Tuesday, February 08, 2011

"Riding While Black 1955, Walking While Black 1999": An Historic Moment in Civil Rights Remembered


Civil rights pioneer Claudette Colvin

Small children and teenagers dressed for church joined their families, political activists, and academics to see and hear civil rights pioneer Claudette Colvin at San Francisco’s Main Public Library on Feb. 6 as part of Black History Month.

Colvin was a 15-year-old student on a Montgomery, Alabama bus in 1955 who refused to give up her seat to a white person, and she was kicked and dragged off the bus by police. A local law demanded that African Americans vacate their bus seats when a white person wanted them, but when she was arrested, handcuffed, and jailed there was a furious groundswell of outrage that ended up in the courts. Nine months later activist Rosa Parks was arrested for not giving up her bus seat and eventually the case ended up in the U.S. Supreme Court, which overturned discriminatory bus riding laws nationwide.

Colvin was transformed from a schoolgirl, whose teachers told her that she had a constitutional right to sit on the bus seat she chose, into a civil rights activist who yelled that fact to the police as they arrested her. She still is assertive and knowing about some of the more disguised racism that occurs now. She smiled and said that she objects to the overly polite and lavish attention that she encounters from some Southern white people, and that drew nervous laughter from the audience.

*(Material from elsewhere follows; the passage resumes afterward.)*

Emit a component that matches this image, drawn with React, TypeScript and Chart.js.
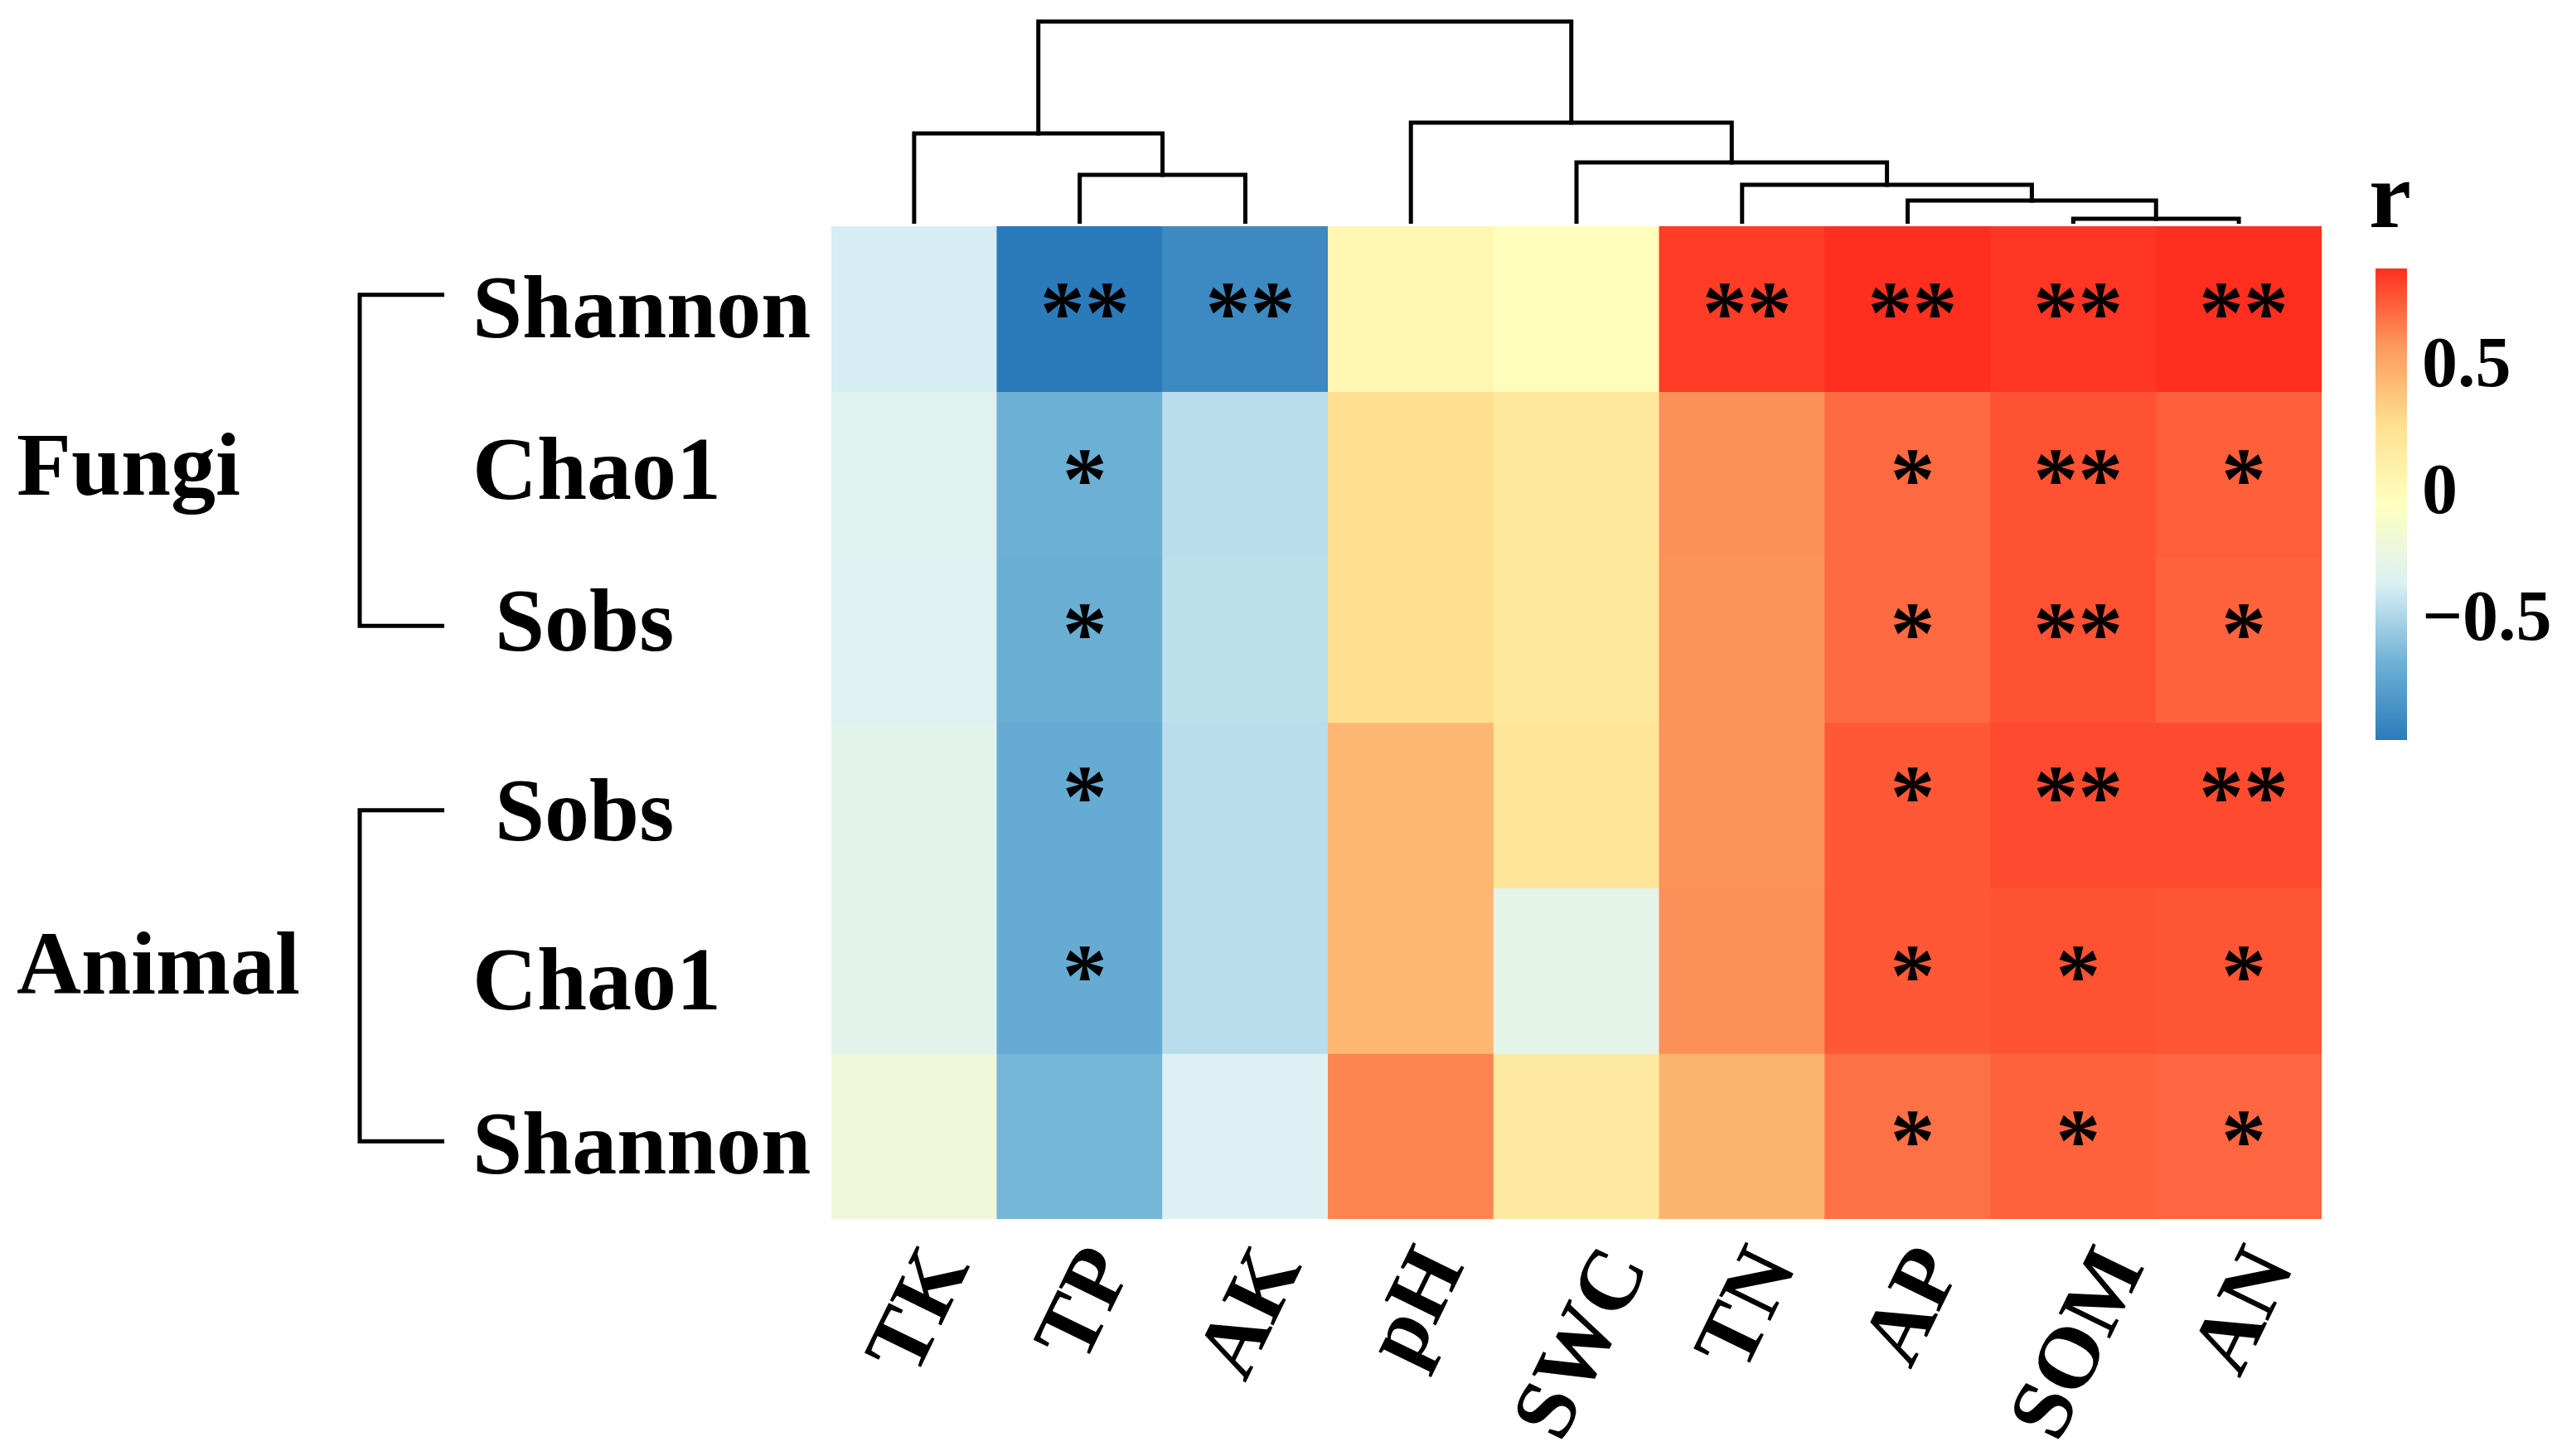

Civil rights pioneer Claudette Colvin, moderator Enid Lee, and performer Bryonn Bain

Storyteller Awele Makeba performed a striking scene from her show "I’m Not Getting On Until Jim Crow Gets Off" which told of the abuse faced by Colvin. Performer Bryonn Bain was so overwhelmed by Colvin’s presence that he canceled his show sequence and sat at a table with her and moderator Enid Lee to interact with the civil rights legend and discuss the prison experience. Bain spoke about prison for African American men and how it fits into the five categories of slavery, which noticeably shocked many audience members.

It was an historic afternoon that commemorated the turbulence and eventual victories of the civil rights movement that inspired the later LGBT, women’s, and anti-war movements.